Yes, but you will not be able to take advantage of return of capital (ROC). Placing investments that are already tax-advantaged in a tax-sheltered account isn’t the most efficient allocation of resources; hold MLP units in brokerage accounts and keep your IRAs and 401(k) plans for more traditional fare.
If unrelated business taxable income (UBTI) exceeds $1,000 for the entire account, the plan administrator will be forced to file a return and pay an unrelated business income tax (UBIT) from available funds. Also, UBTI is unlikely to be that high across accounts unless you have $1 million or more invested in MLPs in your IRA. That’s because many MLPs actually generate negative UBTI, which offsets positive UBTI.That said, you can hold closed-end MLP funds in your IRA without generated UBTI.

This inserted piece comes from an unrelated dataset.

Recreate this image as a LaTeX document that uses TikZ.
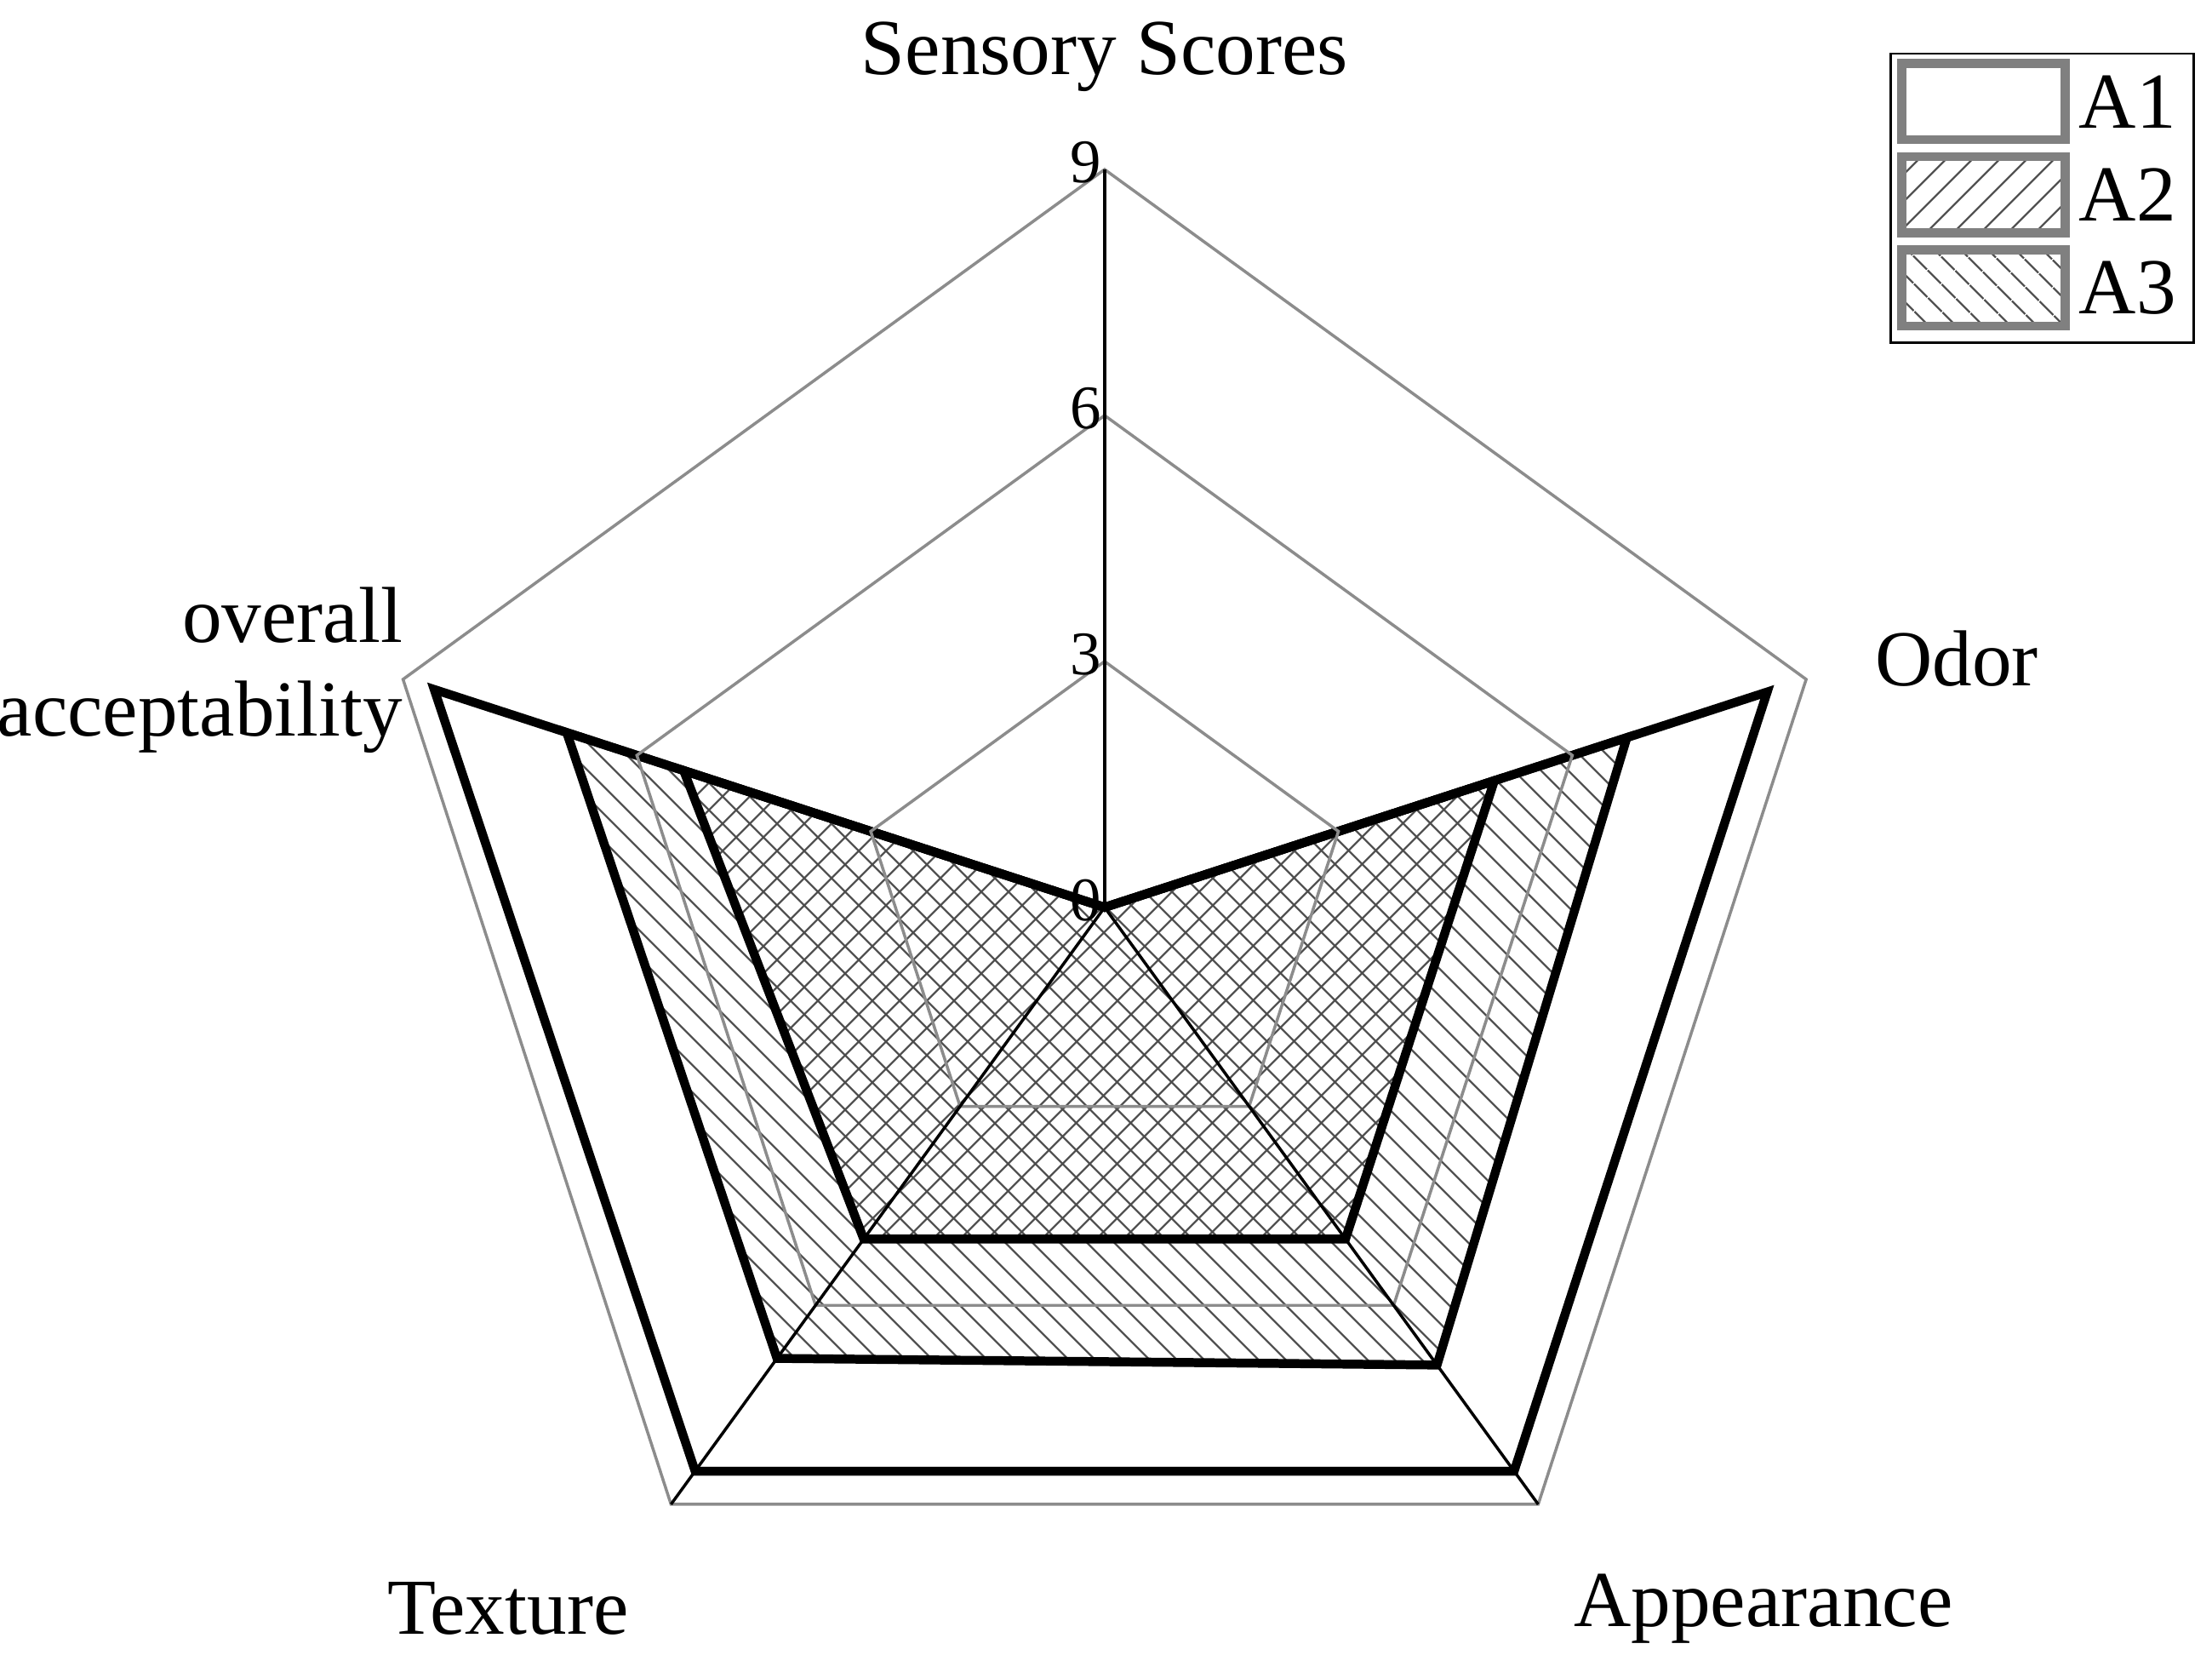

What are i-units and how do they differ from other MLP units?
There are two publicly traded US MLPs known as i-units. I-units don’t pay cash distributions to shareholders. Instead, these units pay distributions in the form of additional units. Instead of passing through the cash distributions, however, i-units simply pays unitholders in the form of additional shares of the MLP, in many ways equivalent to a dividend reinvestment program (DRIP plan).
Although this might seem a rather pointless arrangement, it’s not. The MLP doesn’t issue a K-1 form for unitholders, and the share distributions don’t generate UBTI. Therefore, i-shares can be held in tax-advantaged accounts and offer a more simplified tax structure.
Of course, if you hold the i-shares long enough, your capital gains will be taxed at the long-term capital gains tax rate. Moreover, you don’t get any actual cash income until you sell the units.